A Real Party for Heartbreak

Man's Best Friend arrived on August 29, 2025, via Island Records, less than a year after Short n' Sweet had made Carpenter one of the defining pop artists of the mid-2020s. Rather than consolidate with a careful follow-up, she returned quickly and with emotional urgency. The album's inspiration is widely understood to be her late 2024 breakup with Irish actor Barry Keoghan, whom she had been publicly dating since December 2023.

Carpenter was characteristically precise about the experience. "I think I came out of a sad situation a lot less bitter than I intended or expected to," she told Variety.[1] She described the album as "a real party for heartbreak, a celebration of disappointment," a phrase that captures the project's particular emotional logic: the feelings are real, but the presentation is theatrical.[2]

The record was made primarily at Electric Lady Studios in New York City and Tamarind Recording in Los Angeles, with a tight inner circle of collaborators: producers Jack Antonoff and John Ryan, songwriter Amy Allen, and Carpenter herself, who co-produced every track for the first time in her career.[3] She cited London as a particularly generative location during the writing process, and the album's sonic palette, which ranges from Eurodisco to country pop to krautrock-adjacent textures, reflects restless curiosity rather than calculated formula.

"My Man on Willpower" sits early in the running order, establishing the album's comic register before the emotional weight accumulates. Carpenter named it as one of her two favorite songs on the record.[1] She has described the album's general approach as "laughing at yourself and your poor choices as everything is falling apart,"[1] and that description fits this track with particular precision.

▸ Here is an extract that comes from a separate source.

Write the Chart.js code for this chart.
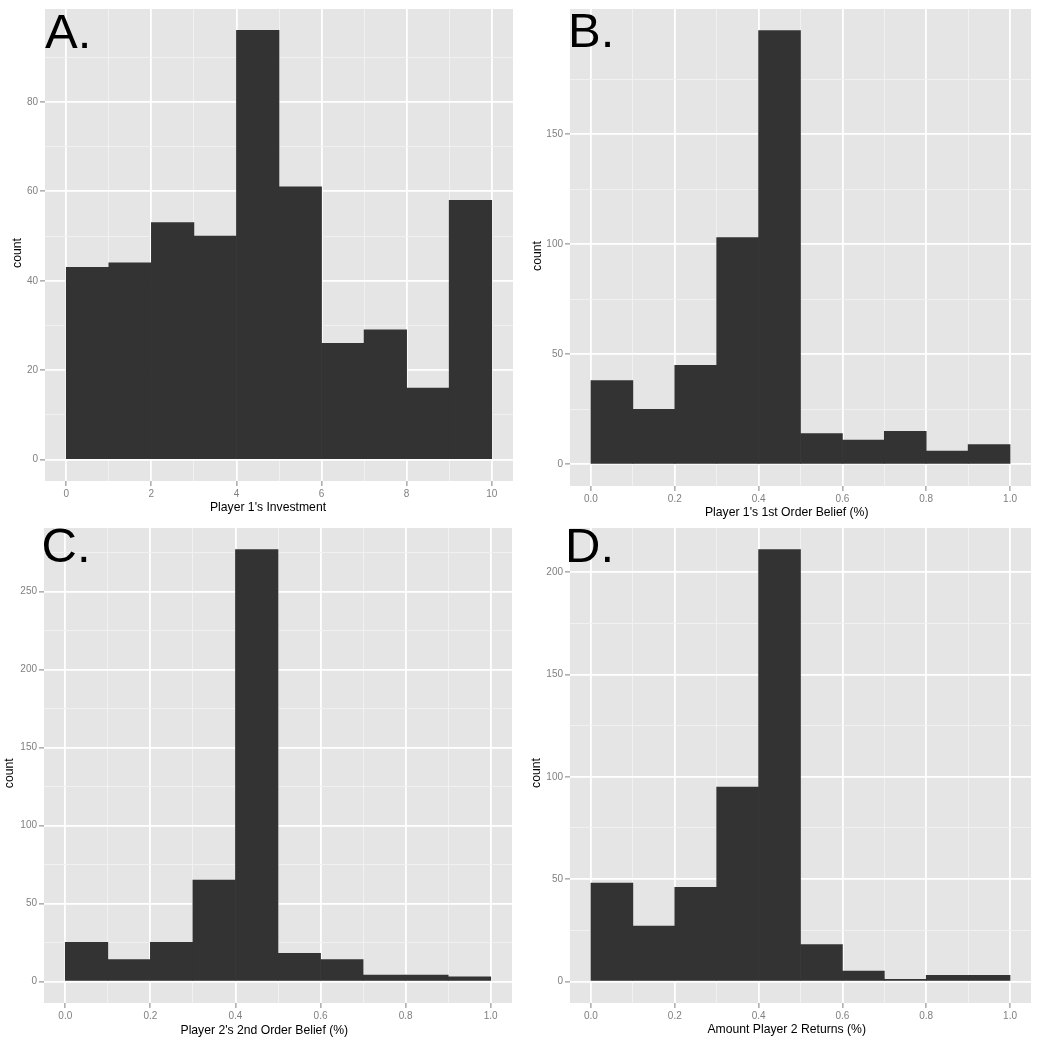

My Man on Willpower illustration

The Anatomy of a Very Modern Absurdity

The premise carries a specific cultural charge in 2025. Wellness and self-optimization discourse has saturated public life for the better part of a decade, and men in particular have been inundated with content encouraging them to treat desire as a weakness to be disciplined away. The narrator of "My Man on Willpower" encounters this ideology not as an abstraction but as a lived inconvenience: her partner has converted their shared intimate life into a site of personal development, and she finds herself outside the project, looking in.

What makes the song work is that Carpenter refuses to frame this as a tragedy. The narrator's register is bafflement rather than grief. The contrast she draws between who this person used to be and who he has decided to become emphasizes comic distance rather than emotional cost.[4] He was defined by his desire for her; now he is defined by his effort not to be. The joke is in that reversal, and the narrator keeps pointing at it with incredulous precision.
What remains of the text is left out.